• Directions: Write out the opening lines of the data word for word, up to and including the line with "const CHART_SIZE = 380;", and leave every picture and every later line out.

◇ ◇ ◇ ◇ ◇

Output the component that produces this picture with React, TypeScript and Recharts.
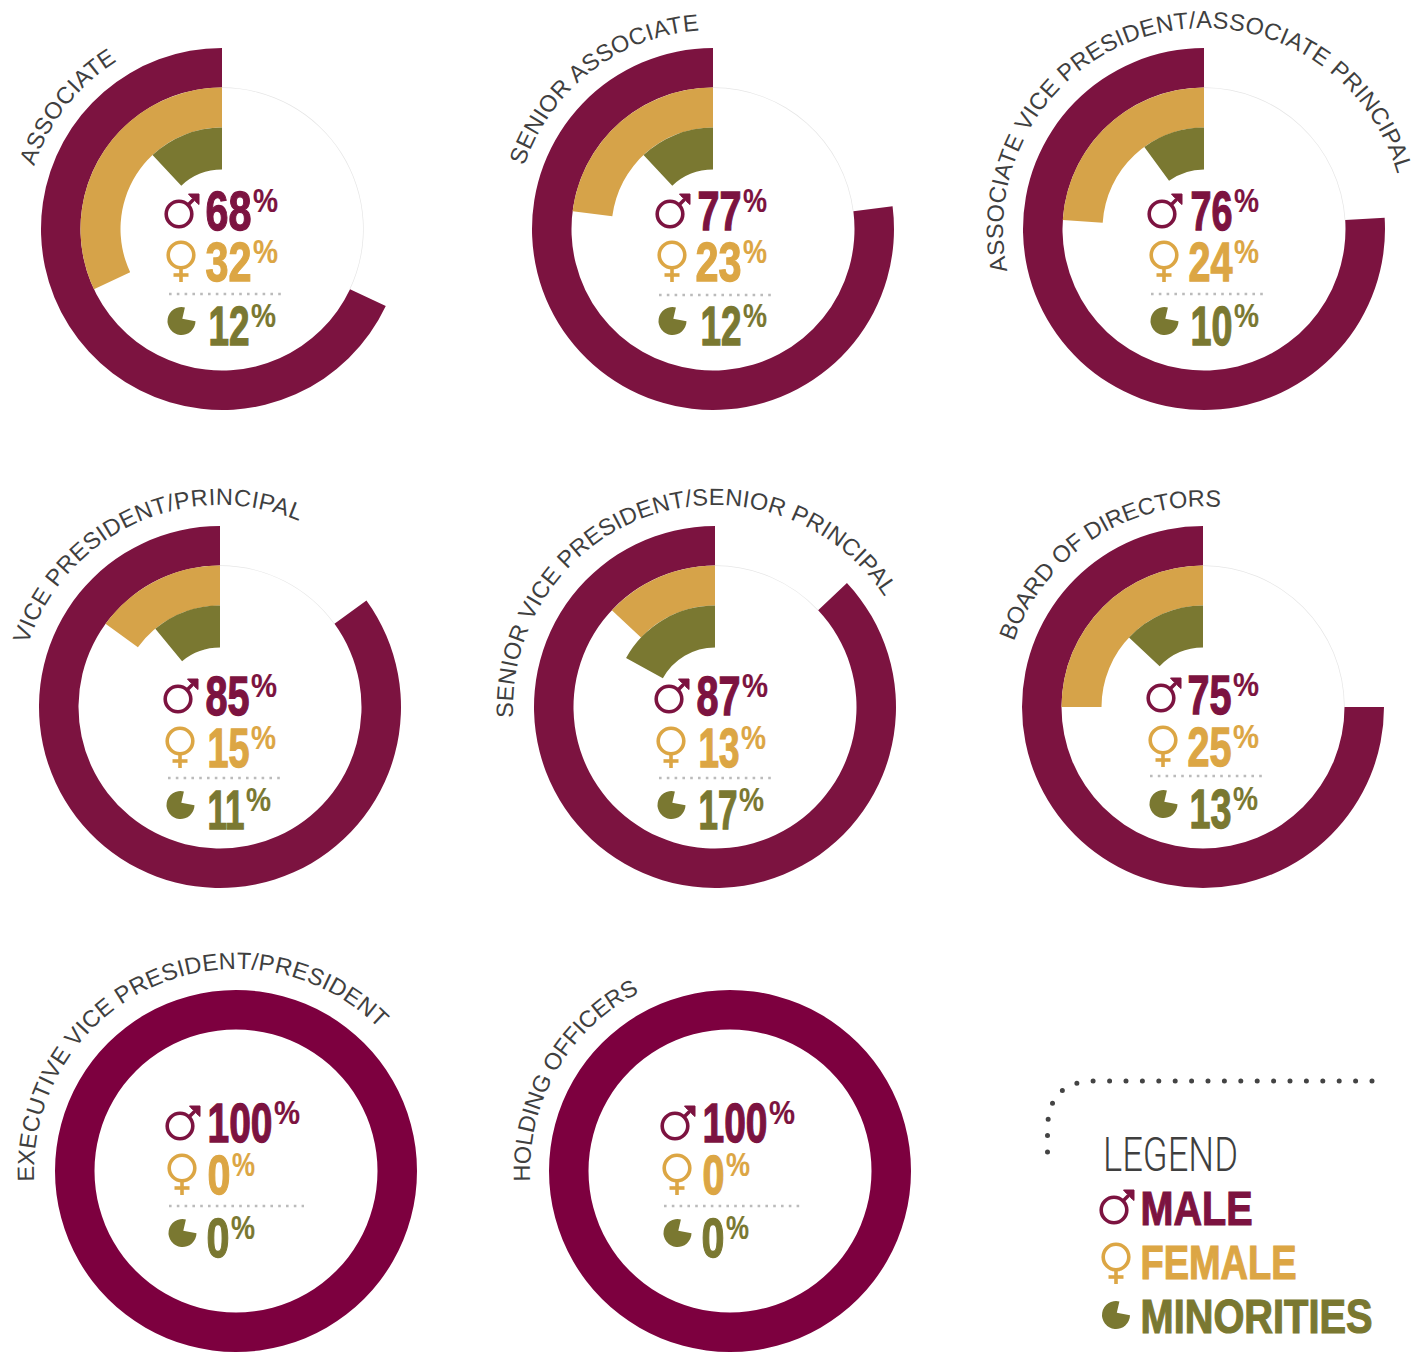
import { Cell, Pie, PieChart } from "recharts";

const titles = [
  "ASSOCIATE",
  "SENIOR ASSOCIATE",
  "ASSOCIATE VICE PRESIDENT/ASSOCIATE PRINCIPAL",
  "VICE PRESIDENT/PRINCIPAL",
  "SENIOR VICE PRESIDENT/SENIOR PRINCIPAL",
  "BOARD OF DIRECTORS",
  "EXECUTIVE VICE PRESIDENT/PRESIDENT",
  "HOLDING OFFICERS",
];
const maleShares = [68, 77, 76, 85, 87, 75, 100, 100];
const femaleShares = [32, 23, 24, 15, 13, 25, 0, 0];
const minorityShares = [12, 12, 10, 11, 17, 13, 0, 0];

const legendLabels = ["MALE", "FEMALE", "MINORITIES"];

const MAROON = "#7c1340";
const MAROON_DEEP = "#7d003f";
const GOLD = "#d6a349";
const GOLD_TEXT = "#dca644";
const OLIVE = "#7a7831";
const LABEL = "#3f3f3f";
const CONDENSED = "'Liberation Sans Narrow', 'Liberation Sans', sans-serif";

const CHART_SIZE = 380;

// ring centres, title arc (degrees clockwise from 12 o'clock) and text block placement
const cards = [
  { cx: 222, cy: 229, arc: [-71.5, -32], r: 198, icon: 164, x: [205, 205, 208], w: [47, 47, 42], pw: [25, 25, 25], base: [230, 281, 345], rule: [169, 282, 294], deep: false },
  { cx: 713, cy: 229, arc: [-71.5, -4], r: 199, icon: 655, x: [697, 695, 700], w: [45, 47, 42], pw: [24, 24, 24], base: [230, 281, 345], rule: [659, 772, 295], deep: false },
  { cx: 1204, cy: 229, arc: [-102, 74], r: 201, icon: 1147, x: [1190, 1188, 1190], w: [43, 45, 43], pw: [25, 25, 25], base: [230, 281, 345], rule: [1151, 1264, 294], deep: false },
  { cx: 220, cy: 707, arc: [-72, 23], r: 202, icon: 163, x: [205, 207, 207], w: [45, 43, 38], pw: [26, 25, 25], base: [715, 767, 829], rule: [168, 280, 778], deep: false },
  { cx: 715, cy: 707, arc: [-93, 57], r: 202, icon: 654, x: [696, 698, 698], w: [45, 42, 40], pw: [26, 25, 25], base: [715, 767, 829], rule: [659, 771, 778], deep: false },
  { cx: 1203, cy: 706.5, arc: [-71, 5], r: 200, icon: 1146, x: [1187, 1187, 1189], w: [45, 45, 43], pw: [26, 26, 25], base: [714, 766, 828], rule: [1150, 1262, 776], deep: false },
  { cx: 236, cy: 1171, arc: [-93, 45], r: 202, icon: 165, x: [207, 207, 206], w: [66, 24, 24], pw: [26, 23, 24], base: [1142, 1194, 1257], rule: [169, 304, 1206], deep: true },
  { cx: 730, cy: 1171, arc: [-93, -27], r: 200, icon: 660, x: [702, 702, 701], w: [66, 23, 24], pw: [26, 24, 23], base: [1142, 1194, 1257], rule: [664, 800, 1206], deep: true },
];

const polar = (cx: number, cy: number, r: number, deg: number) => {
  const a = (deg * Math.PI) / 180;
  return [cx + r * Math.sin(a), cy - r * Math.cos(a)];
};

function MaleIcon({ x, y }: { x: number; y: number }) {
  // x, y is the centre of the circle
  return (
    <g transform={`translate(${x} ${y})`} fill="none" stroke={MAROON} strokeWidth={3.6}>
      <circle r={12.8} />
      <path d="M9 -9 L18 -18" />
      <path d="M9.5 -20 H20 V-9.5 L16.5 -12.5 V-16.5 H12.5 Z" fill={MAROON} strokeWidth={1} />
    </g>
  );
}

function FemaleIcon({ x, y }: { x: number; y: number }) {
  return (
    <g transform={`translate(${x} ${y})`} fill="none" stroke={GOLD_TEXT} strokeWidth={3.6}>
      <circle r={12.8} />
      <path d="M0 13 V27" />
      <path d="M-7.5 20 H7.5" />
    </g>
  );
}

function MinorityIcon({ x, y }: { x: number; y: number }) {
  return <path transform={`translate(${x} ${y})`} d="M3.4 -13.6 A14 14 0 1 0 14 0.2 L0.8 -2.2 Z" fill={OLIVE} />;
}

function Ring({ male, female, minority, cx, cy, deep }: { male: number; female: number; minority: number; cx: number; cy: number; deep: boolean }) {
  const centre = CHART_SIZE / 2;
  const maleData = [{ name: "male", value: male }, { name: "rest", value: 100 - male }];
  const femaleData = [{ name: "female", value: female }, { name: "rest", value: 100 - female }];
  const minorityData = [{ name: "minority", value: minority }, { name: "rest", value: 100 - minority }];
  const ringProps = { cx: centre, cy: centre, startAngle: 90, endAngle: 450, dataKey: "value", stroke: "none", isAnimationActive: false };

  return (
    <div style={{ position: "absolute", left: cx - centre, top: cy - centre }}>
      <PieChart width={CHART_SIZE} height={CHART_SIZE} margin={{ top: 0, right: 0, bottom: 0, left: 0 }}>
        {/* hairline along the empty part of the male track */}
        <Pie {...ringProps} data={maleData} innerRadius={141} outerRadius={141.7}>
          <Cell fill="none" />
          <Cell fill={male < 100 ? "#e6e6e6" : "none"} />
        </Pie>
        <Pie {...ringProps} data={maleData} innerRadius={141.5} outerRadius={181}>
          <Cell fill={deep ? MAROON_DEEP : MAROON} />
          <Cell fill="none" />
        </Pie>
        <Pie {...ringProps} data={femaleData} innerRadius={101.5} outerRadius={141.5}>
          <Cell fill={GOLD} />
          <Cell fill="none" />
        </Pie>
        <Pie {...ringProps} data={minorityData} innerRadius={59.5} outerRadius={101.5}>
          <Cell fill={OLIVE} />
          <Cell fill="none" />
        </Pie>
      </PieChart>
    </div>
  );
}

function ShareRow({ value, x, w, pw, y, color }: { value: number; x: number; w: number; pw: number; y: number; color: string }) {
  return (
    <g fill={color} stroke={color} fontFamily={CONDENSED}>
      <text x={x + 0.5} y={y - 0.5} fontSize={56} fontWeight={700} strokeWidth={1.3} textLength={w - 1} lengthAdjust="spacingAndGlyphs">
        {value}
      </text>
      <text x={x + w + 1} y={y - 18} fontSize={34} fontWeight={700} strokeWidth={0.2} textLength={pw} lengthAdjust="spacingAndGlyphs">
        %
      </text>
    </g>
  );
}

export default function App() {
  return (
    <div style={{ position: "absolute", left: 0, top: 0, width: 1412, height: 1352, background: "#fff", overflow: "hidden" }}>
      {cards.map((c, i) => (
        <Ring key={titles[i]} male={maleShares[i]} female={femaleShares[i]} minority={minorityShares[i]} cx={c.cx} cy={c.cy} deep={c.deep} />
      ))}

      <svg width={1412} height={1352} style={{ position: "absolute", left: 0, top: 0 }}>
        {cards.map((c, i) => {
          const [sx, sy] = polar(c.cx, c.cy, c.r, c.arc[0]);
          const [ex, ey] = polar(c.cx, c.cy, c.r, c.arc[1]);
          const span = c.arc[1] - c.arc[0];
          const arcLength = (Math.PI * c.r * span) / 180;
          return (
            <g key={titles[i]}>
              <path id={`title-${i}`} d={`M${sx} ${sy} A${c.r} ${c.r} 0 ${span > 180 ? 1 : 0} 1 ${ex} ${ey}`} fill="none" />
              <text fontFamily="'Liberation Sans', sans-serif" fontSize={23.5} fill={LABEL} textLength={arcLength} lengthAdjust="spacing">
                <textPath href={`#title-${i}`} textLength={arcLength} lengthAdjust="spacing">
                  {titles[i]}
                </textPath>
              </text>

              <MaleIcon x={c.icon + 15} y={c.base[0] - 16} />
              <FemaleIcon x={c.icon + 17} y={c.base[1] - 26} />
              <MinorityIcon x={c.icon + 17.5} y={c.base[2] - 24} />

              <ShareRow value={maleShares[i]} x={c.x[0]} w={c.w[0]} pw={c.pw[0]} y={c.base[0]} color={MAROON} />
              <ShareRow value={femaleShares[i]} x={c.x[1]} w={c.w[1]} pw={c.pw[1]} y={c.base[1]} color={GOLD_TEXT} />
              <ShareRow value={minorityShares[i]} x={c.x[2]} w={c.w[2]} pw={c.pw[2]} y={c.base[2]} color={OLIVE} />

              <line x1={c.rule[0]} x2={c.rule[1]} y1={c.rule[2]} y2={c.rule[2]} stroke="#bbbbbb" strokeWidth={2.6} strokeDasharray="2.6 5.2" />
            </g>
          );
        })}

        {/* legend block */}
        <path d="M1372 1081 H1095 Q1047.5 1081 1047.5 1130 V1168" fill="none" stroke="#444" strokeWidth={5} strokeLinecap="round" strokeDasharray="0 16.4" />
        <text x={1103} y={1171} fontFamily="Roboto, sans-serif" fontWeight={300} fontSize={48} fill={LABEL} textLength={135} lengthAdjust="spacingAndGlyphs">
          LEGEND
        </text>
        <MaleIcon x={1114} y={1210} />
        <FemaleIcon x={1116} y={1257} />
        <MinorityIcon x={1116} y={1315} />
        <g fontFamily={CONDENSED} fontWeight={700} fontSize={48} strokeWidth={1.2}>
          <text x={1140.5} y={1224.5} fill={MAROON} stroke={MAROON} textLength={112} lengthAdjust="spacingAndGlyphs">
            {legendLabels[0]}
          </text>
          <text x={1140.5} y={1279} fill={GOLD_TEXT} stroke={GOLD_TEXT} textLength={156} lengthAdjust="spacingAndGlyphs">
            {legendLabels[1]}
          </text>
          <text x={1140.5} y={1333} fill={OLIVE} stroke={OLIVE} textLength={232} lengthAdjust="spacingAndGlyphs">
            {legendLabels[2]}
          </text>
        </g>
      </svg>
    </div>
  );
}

◇ ◇ ◇ ◇ ◇

• Exercise solution:
Output the component that produces this picture with React, TypeScript and Recharts.
import { Cell, Pie, PieChart } from "recharts";

const titles = [
  "ASSOCIATE",
  "SENIOR ASSOCIATE",
  "ASSOCIATE VICE PRESIDENT/ASSOCIATE PRINCIPAL",
  "VICE PRESIDENT/PRINCIPAL",
  "SENIOR VICE PRESIDENT/SENIOR PRINCIPAL",
  "BOARD OF DIRECTORS",
  "EXECUTIVE VICE PRESIDENT/PRESIDENT",
  "HOLDING OFFICERS",
];
const maleShares = [68, 77, 76, 85, 87, 75, 100, 100];
const femaleShares = [32, 23, 24, 15, 13, 25, 0, 0];
const minorityShares = [12, 12, 10, 11, 17, 13, 0, 0];

const legendLabels = ["MALE", "FEMALE", "MINORITIES"];

const MAROON = "#7c1340";
const MAROON_DEEP = "#7d003f";
const GOLD = "#d6a349";
const GOLD_TEXT = "#dca644";
const OLIVE = "#7a7831";
const LABEL = "#3f3f3f";
const CONDENSED = "'Liberation Sans Narrow', 'Liberation Sans', sans-serif";

const CHART_SIZE = 380;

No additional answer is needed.